Air traffic control responded: «Injured passengers, OK. And is your airplane physically on fire?»

«No, it’s not on fire,» she responded, «But part of it is missing. They said there’s a hole and that someone went out.»

One passenger told CNN, «All of a sudden, we heard this loud bang, rattling. It felt like one of the engines went out. The oxygen masks dropped. It just shredded the left-side engine completely. It was scary.»

Hours later, National Transportation Safety Board chairman Robert Sumwalt said investigators found that one of the left engine’s 24 fan blades was missing.

«This fan blade was broken right at the hub, and our preliminary examination of this was there is evidence of metal fatigue where the blade separated,» he said. «We believe there were parts coming out of this engine.»

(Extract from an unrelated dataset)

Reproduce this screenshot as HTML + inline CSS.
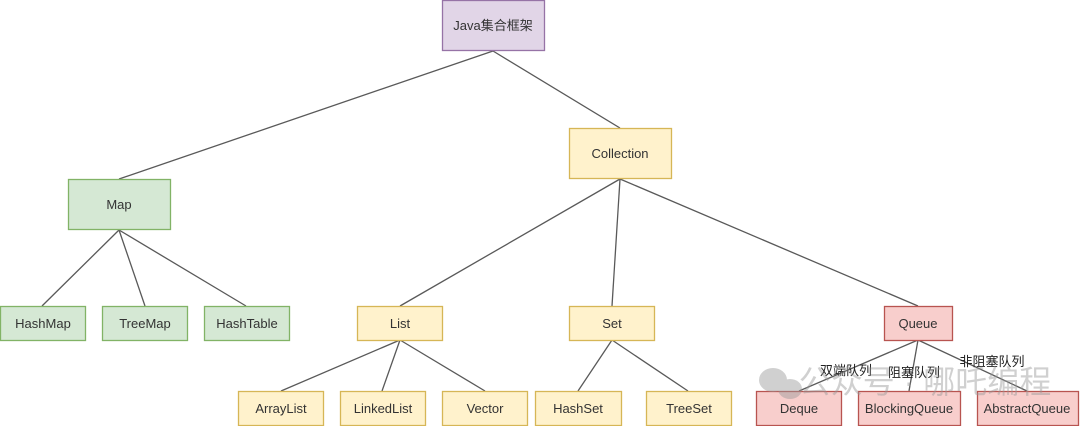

The woman killed in the accident was identified as Jennifer Riordan, a 43-year-old bank executive and mother of two children from Albuquerque, New Mexico. Seven others, among the 149 aboard the flight, were slightly injured.

Investigators have the airliner’s flight data recorders and will likely have to take the damaged engine apart to examine it.

The plane was equipped with a CFM 56-7B engine. CFM International and the Federal Aviation Administration recommended airlines inspect fan blades on such engines after a report of a fan blade breaking off on a flight last year.

It is unclear if the failed engine on Flight 1380 was covered by the FAA’s airworthiness directive.